Katharina Kreuder-Sonnen’s “From Transnationalism to Olympic Internationalism” was my favorite text for this week not only because of its micro-historical approach but also because of my personal connections with the content. When I first read the abstract, and then read how Odo Bujwid was working in his flat on Ulica Wilcza, I instantly thought of Marcel Koschek, a Ph.D. student in the transnational history department who helped me navigate QGIS mapping software over the summer for my Esperanto research project. His work as a Ph.D. candidate includes mapping locations of Warsaw doctors who used Esperanto and belonged to various international organizations to communicate before the Great War.
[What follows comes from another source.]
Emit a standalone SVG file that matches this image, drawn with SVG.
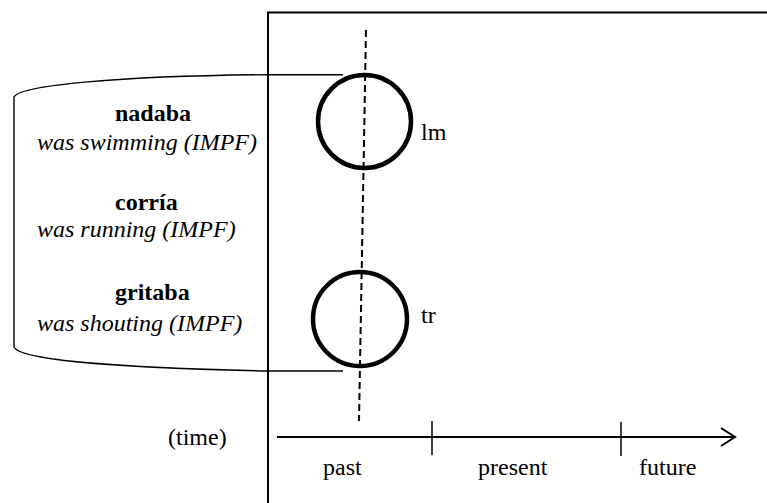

Perhaps as I am also an English major, I loved the story-telling tone of this micro-history paper. Details like “Nevertheless, the Mianowski Foundation consented to give him a further grant to furnish his own laboratory. He accommodated it in the kitchen of his private apartment on Wilcza Street in Warsaw. Above his door he proudly hung a sign reading ‘Bacteriological Laboratory’ (Pracownia bakteriologiczna)” (213) truly reinforces the quaintness of the described historical actor. Sometimes such actors are glamorized in our telling of their historical experiences, but these careful details portray Odo as an ordinary but talented person foremostly fascinated with and dedicated to his field of study. Similarly, the dialogue that unfolds in the paper and details about vaccinating himself to prove his allegiance (look to page 214) brings this rivalry between Kochian and ‘Pasteurian’ medical spheres of thought to life. As seen in Sonnen’s citing of sources written by Bujwid himself, this micro-historical narrative is achievable perhaps mostly because of Sonnen’s chosen sources.
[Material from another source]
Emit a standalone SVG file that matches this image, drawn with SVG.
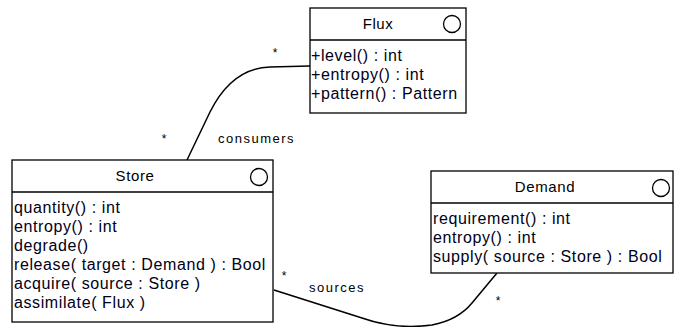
<svg xmlns="http://www.w3.org/2000/svg" width="682" height="327" viewBox="0 0 682 327">
<style>
.box{fill:#fff;stroke:#000;stroke-width:1.3}
.sep{stroke:#000;stroke-width:1.3}
.icon{fill:none;stroke:#000;stroke-width:1.3}
.hdr{font-family:"Liberation Sans",Arial,sans-serif;font-size:15px;fill:#000;text-anchor:middle;letter-spacing:0.6px}
.op{font-family:"Liberation Sans",Arial,sans-serif;font-size:16px;fill:#000018;letter-spacing:0.6px}
.lbl{font-family:"Liberation Sans",Arial,sans-serif;font-size:13px;fill:#000;letter-spacing:1.5px}
.mult{font-family:"Liberation Sans",Arial,sans-serif;font-size:12px;fill:#000;text-anchor:middle}
.conn{fill:none;stroke:#000;stroke-width:1.5}
</style>
<rect width="682" height="327" fill="#fff"/>
<g id="connectors">
<path class="conn" d="M187,160 L210,112 Q232,68 270,67 L310,66"/>
<path class="conn" d="M274,290 L362,318 Q396,330 432,325 Q458,320 472,303 L497,273"/>
<text class="mult" x="275" y="57">*</text>
<text class="mult" x="164" y="143">*</text>
<text class="lbl" x="218" y="143">consumers</text>
<text class="mult" x="284" y="280">*</text>
<text class="lbl" x="309" y="292">sources</text>
<text class="mult" x="498" y="305">*</text>
</g>
<g id="Flux">
<rect class="box" x="310" y="8" width="156" height="105"/>
<line class="sep" x1="310" y1="40" x2="466" y2="40"/>
<circle class="icon" cx="452" cy="24" r="8.5"/>
<text class="hdr" x="378" y="29">Flux</text>
<text class="op" x="311" y="61">+level() : int</text>
<text class="op" x="311" y="80">+entropy() : int</text>
<text class="op" x="311" y="99">+pattern() : Pattern</text>
</g>
<g id="Store">
<rect class="box" x="12" y="160" width="261" height="162"/>
<line class="sep" x1="12" y1="192" x2="273" y2="192"/>
<circle class="icon" cx="259" cy="177" r="8.5"/>
<text class="hdr" x="135" y="181">Store</text>
<text class="op" x="14" y="213">quantity() : int</text>
<text class="op" x="14" y="232">entropy() : int</text>
<text class="op" x="14" y="251">degrade()</text>
<text class="op" x="14" y="270">release( target : Demand ) : Bool</text>
<text class="op" x="14" y="289">acquire( source : Store )</text>
<text class="op" x="14" y="308">assimilate( Flux )</text>
</g>
<g id="Demand">
<rect class="box" x="431" y="171" width="242" height="102"/>
<line class="sep" x1="431" y1="203" x2="673" y2="203"/>
<circle class="icon" cx="661" cy="188" r="8.5"/>
<text class="hdr" x="545" y="192">Demand</text>
<text class="op" x="433" y="224">requirement() : int</text>
<text class="op" x="433" y="243">entropy() : int</text>
<text class="op" x="433" y="262">supply( source : Store ) : Bool</text>
</g>
</svg>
Bujwid’s wife Kazimiera Klimontowicz-Bujwidowa who was involved in socialist and feminist organizing in Kracow in addition to helping her husband with vaccine production reminded me of a Scottish woman I came across in my summer research. Isabella Mears was a Scottish doctor and Esperantist who married another aspiring doctor she met at medical school in Ireland. Together, they created Woodburn Sanatorium, an open-air treatment center for tuberculosis in Edinburgh that opened in 1899. Her use of open-air treatment opposed many previous medical treatment methods of tuberculosis. Mears was involved in the Red Cross, missionary work and wrote about her work in Esperanto. I find it interesting how Mears seems so similar to Kazimiera in their professional work relationships with their husbands, various academic and social interests, and their work to cure people of deadly diseases. I think these sorts of connections prove the value of transnational microhistory as we can zoom in on historical actors to connect the bigger picture on how various phenomena happen across national boundaries.